Estefen diz que o Brasil precisa investir na melhoria do ensino de base, como fazem Europa, Japão e os países asiáticos, onde a preparação para as ciências exatas começa de forma sólida já no ensino básico. "Aqui, além de não se estimular a preparação de professores capazes de transmitir esses conhecimentos, convivemos com uma cultura de aversão ao risco, um desestímulo ao processo criativo", diz. Nesse ambiente não se formam profissionais inovadores, tampouco jovens cientistas interessados na carreira acadêmica ou em se tornar empreendedores de alta tecnologia, avalia.

Pedro Wongtschowski, presidente do grupo Ultra e do Movimento Empresarial pela Inovação (MEI), ligado à Confederação Nacional da Indústria (CNI), tem a mesma visão: "A forma de ensino no Brasil não desperta a característica inovadora das pessoas. O ensino discursivo continua em muitas salas de aula". Segundo ele, embora a evasão nos cursos de engenharia tenha diminuído de 45% para 20%, ainda é alto o percentual de universitários que deixa a universidade por falta de preparo para acompanhar do curso.

Para Ronald Dausha, diretor de tecnologia e inovação da Siemens, os cursos precisam ter currículos mais adequados e com maior carga de matemática e demais disciplinas que estimulem o raciocínio lógico.
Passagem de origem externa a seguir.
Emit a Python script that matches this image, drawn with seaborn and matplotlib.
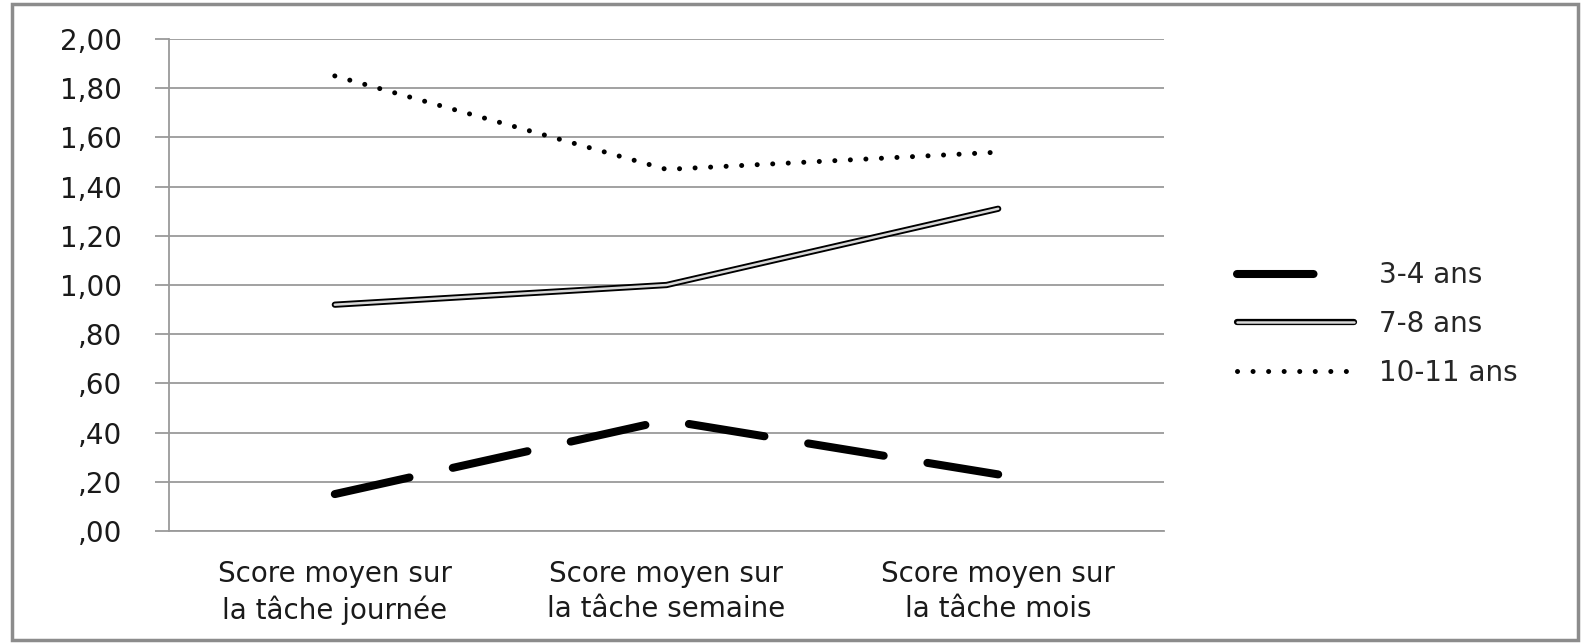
import numpy as np
import pandas as pd
import matplotlib
matplotlib.use("Agg")
import matplotlib.pyplot as plt
import matplotlib.patheffects as pe
from matplotlib.patches import Rectangle
import seaborn as sns

taches = ["Score moyen sur\nla tâche journée",
          "Score moyen sur\nla tâche semaine",
          "Score moyen sur\nla tâche mois"]
ans_3_4 = [0.15, 0.45, 0.23]
ans_7_8 = [0.92, 1.00, 1.31]
ans_10_11 = [1.85, 1.47, 1.54]
groupes = ["3-4 ans", "7-8 ans", "10-11 ans"]
yticks = np.arange(0, 2.01, 0.2)
ylabels = ["2,00" if v >= 1.99 else ("1,%02d" % round((v - 1) * 100) if v >= 0.999 else ",%02d" % round(v * 100))
           for v in yticks]

sns.set_style("white")
plt.rcParams['font.family'] = ['DejaVu Sans']
FS = 20

df = pd.DataFrame({
    "pos": list(range(len(taches))) * 3,
    "score": ans_3_4 + ans_7_8 + ans_10_11,
    "groupe": np.repeat(groupes, len(taches)),
})

fig = plt.figure(figsize=(15.82, 6.43), dpi=100)
ax = fig.add_axes([0.1068, 0.1742, 0.6290, 0.7651])

grid_c = "#9a9a9a"
for y in yticks:
    ax.axhline(y, color=grid_c, lw=1.3, zorder=0)

# 3-4 ans : thick dashed
sns.lineplot(data=df[df.groupe == "3-4 ans"], x="pos", y="score", ax=ax,
             color="black", lw=5.8, label="3-4 ans", sort=False)
l1 = ax.lines[-1]
l1.set_linestyle((0, (9.5, 5.5)))
l1.set_dash_capstyle("round")
l1.set_solid_capstyle("round")

# 7-8 ans : double line
sns.lineplot(data=df[df.groupe == "7-8 ans"], x="pos", y="score", ax=ax,
             color="#d8d8d8", lw=1.8, label="7-8 ans", sort=False)
l2 = ax.lines[-1]
l2.set_solid_capstyle("round")
l2.set_path_effects([pe.Stroke(linewidth=4.5, foreground="black", capstyle="round"), pe.Normal()])

# 10-11 ans : dotted
sns.lineplot(data=df[df.groupe == "10-11 ans"], x="pos", y="score", ax=ax,
             color="black", lw=3.6, label="10-11 ans", sort=False)
l3 = ax.lines[-1]
l3.set_linestyle((0, (0.01, 3.1)))
l3.set_dash_capstyle("round")

ax.set_xlim(-0.5, len(taches) - 0.5)
ax.set_ylim(0, 2.0)
ax.set_yticks(yticks)
ax.set_yticklabels(ylabels, fontsize=FS)
ax.set_xticks(range(len(taches)))
ax.set_xticklabels(taches, fontsize=FS, linespacing=1.3)
ax.set_xticks(np.arange(-0.5, len(taches)), minor=True)
ax.tick_params(axis="x", which="major", length=0, pad=21, colors="#1a1a1a")
ax.tick_params(axis="x", which="minor", length=10, width=1.3, color=grid_c)
ax.tick_params(axis="y", length=10, width=1.3, color=grid_c, pad=24, colors="#1a1a1a", left=True)
ax.tick_params(axis="y", which="major", color=grid_c)
ax.set_xlabel("")
ax.set_ylabel("")
for s in ["top", "right"]:
    ax.spines[s].set_visible(False)
ax.spines["left"].set_color(grid_c)
ax.spines["bottom"].set_color(grid_c)
ax.spines["left"].set_linewidth(1.3)
ax.spines["bottom"].set_linewidth(1.3)

handles, labels = ax.get_legend_handles_labels()
leg = ax.legend(handles, labels, loc="center left", bbox_to_anchor=(0.775, 0.496),
                bbox_transform=fig.transFigure, frameon=False, fontsize=FS,
                handlelength=4.2, handletextpad=0.9, labelspacing=0.75, borderaxespad=0)

fig.patches.append(Rectangle((12 / 1582, 3 / 643), 1566 / 1582, 636 / 643,
                             transform=fig.transFigure, fill=False,
                             edgecolor="#8c8c8c", lw=2.5))

fig.savefig("out.png", dpi=100)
Além disso, os pais precisam estimular os filhos a se interessar pelo estudo dessas disciplinas.

"O que faz um país crescer são as ciências duras", complementa o professor Oswaldo Massambani, que levou para o Centro Paula Souza a experiência de coordenador da Agência USP de Inovação, que ajudou a criar. Massambani defende a criação de mais cursos de ciências exatas. "É mais difícil, custa mais, precisa de laboratórios, mas é necessário."

A boa notícia: já se nota um movimento de renovação do interesse dos jovens pelas diversas áreas da engenharia, em decorrência do boom da construção civil, da indústria do petróleo e do agronegócio. Isso sem falar da implantação de diversos programas e iniciativas nos últimos anos que aproximam empresa e universidade, preveem bolsas de estudo para a pesquisa científica e tecnológica, disseminando a cultura de inovação e do empreendedorismo de alta tecnologia. O Inova Paula Souza é uma dessas iniciativas, cuja meta é promover a cultura de inovação entre os 8 mil professores e 200 mil alunos das Escolas Técnicas (Etecs) e Faculdades de Tecnologia (Fatecs) do Estado de São Paulo.
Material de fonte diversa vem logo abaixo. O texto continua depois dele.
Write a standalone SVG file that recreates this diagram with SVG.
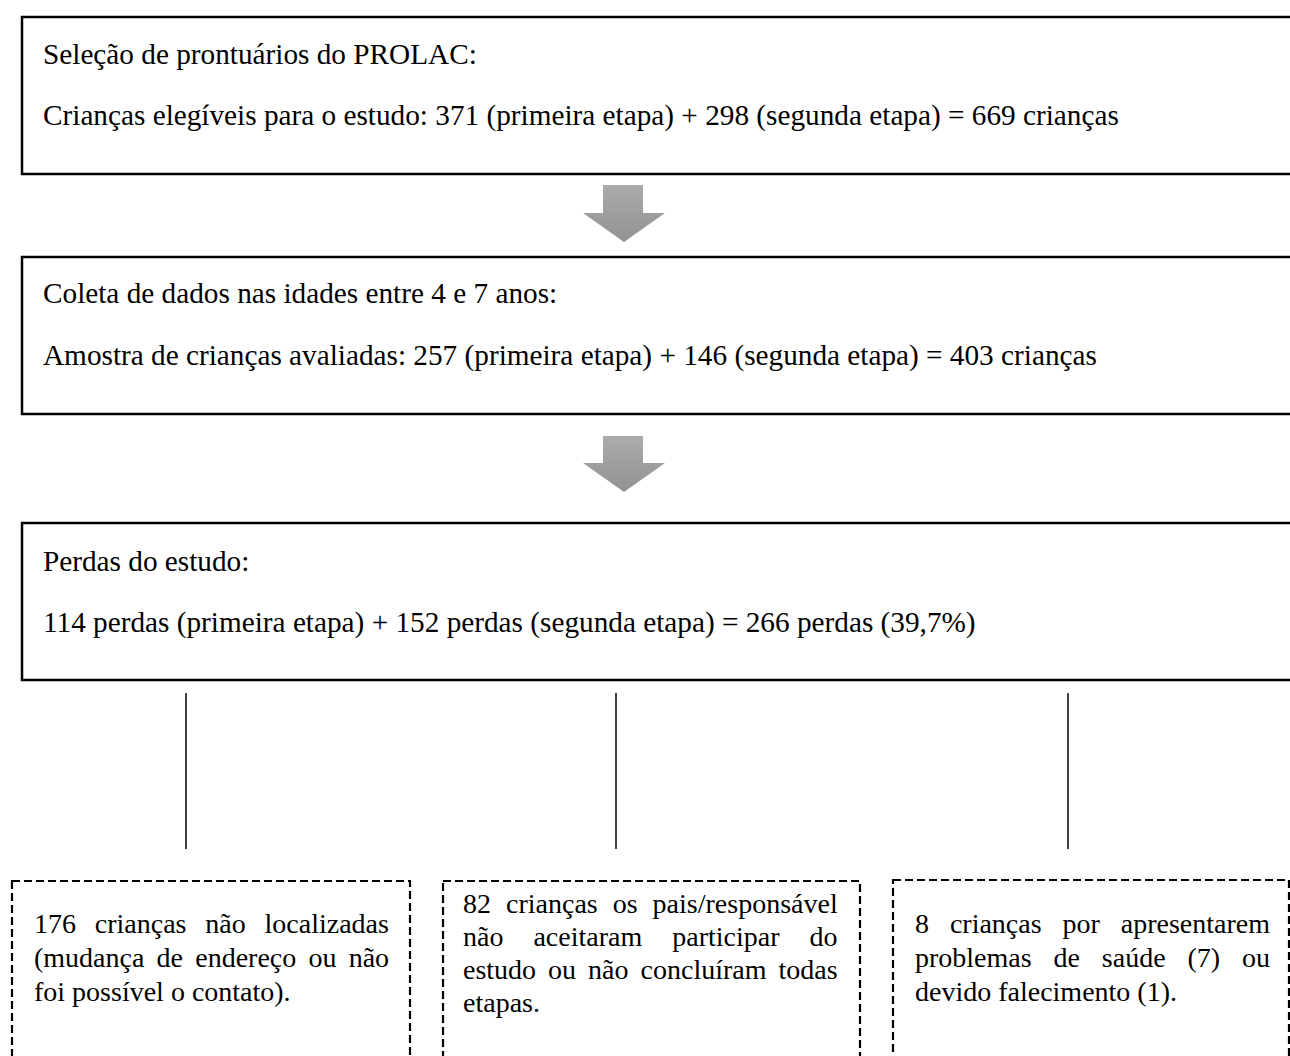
<svg xmlns="http://www.w3.org/2000/svg" width="1290" height="1056" viewBox="0 0 1290 1056">
<defs>
<style>
.box{fill:#fff;stroke:#000;stroke-width:2.5}
.dbox{fill:#fff;stroke:#000;stroke-width:2.2;stroke-dasharray:8 4}
.t{font-family:"Liberation Serif","Times New Roman",serif;font-size:29.25px;fill:#000}
.d{font-family:"Liberation Serif","Times New Roman",serif;font-size:28px;fill:#000}
.ln{stroke:#000;stroke-width:1.5}
.arr{fill:url(#g)}
</style>
<linearGradient id="g" x1="0" y1="0" x2="0" y2="1">
<stop offset="0" stop-color="#ababab"/>
<stop offset="1" stop-color="#929292"/>
</linearGradient>
</defs>
<rect width="1290" height="1056" fill="#fff"/>
<g id="n1">
<rect class="box" x="22" y="17" width="1290" height="157"/>
<text class="t" x="43" y="64">Seleção de prontuários do PROLAC:</text>
<text class="t" x="43" y="125">Crianças elegíveis para o estudo: 371 (primeira etapa) + 298 (segunda etapa) = 669 crianças</text>
</g>
<g id="n2">
<rect class="box" x="22" y="257" width="1290" height="157"/>
<text class="t" x="43" y="303">Coleta de dados nas idades entre 4 e 7 anos:</text>
<text class="t" x="43" y="365">Amostra de crianças avaliadas: 257 (primeira etapa) + 146 (segunda etapa) = 403 crianças</text>
</g>
<g id="n3">
<rect class="box" x="22" y="523" width="1290" height="157"/>
<text class="t" x="43" y="571">Perdas do estudo:</text>
<text class="t" x="43" y="632">114 perdas (primeira etapa) + 152 perdas (segunda etapa) = 266 perdas (39,7%)</text>
</g>
<g id="n4">
<rect class="dbox" x="12" y="881" width="398" height="200"/>
<text class="d" x="34" y="933" word-spacing="11.8">176 crianças não localizadas</text>
<text class="d" x="34" y="967" word-spacing="5.2">(mudança de endereço ou não</text>
<text class="d" x="34" y="1001">foi possível o contato).</text>
</g>
<g id="n5">
<rect class="dbox" x="443" y="881" width="417" height="200"/>
<text class="d" x="463" y="913" word-spacing="8">82 crianças os pais/responsável</text>
<text class="d" x="463" y="946" word-spacing="23">não aceitaram participar do</text>
<text class="d" x="463" y="979" word-spacing="5">estudo ou não concluíram todas</text>
<text class="d" x="463" y="1012">etapas.</text>
</g>
<g id="n6">
<rect class="dbox" x="893" y="880" width="396" height="200"/>
<text class="d" x="915" y="933" word-spacing="13.9">8 crianças por apresentarem</text>
<text class="d" x="915" y="967" word-spacing="14.9">problemas de saúde (7) ou</text>
<text class="d" x="915" y="1001">devido falecimento (1).</text>
</g>
<g id="connectors">
<path class="arr" d="M603 185H643V213H665L624 242L583 213H603Z"/>
<path class="arr" d="M603 436H643V463H665L624 492L583 463H603Z"/>
<line class="ln" x1="186" y1="693" x2="186" y2="849"/>
<line class="ln" x1="616" y1="693" x2="616" y2="849"/>
<line class="ln" x1="1068" y1="693" x2="1068" y2="849"/>
</g>
</svg>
O Idea, do Coppe, é outro. O objetivo do projeto é estimular alunos e pesquisadores a transformar os resultados de suas pesquisas em produtos e novos empreendimentos e, assim, ampliar o número de micro e pequenas empresas de base tecnológica no país, diz o professor Stefen. A grande questão, porém, é como fazer a sociedade despertar para a questão de que a educação básica é fundamental.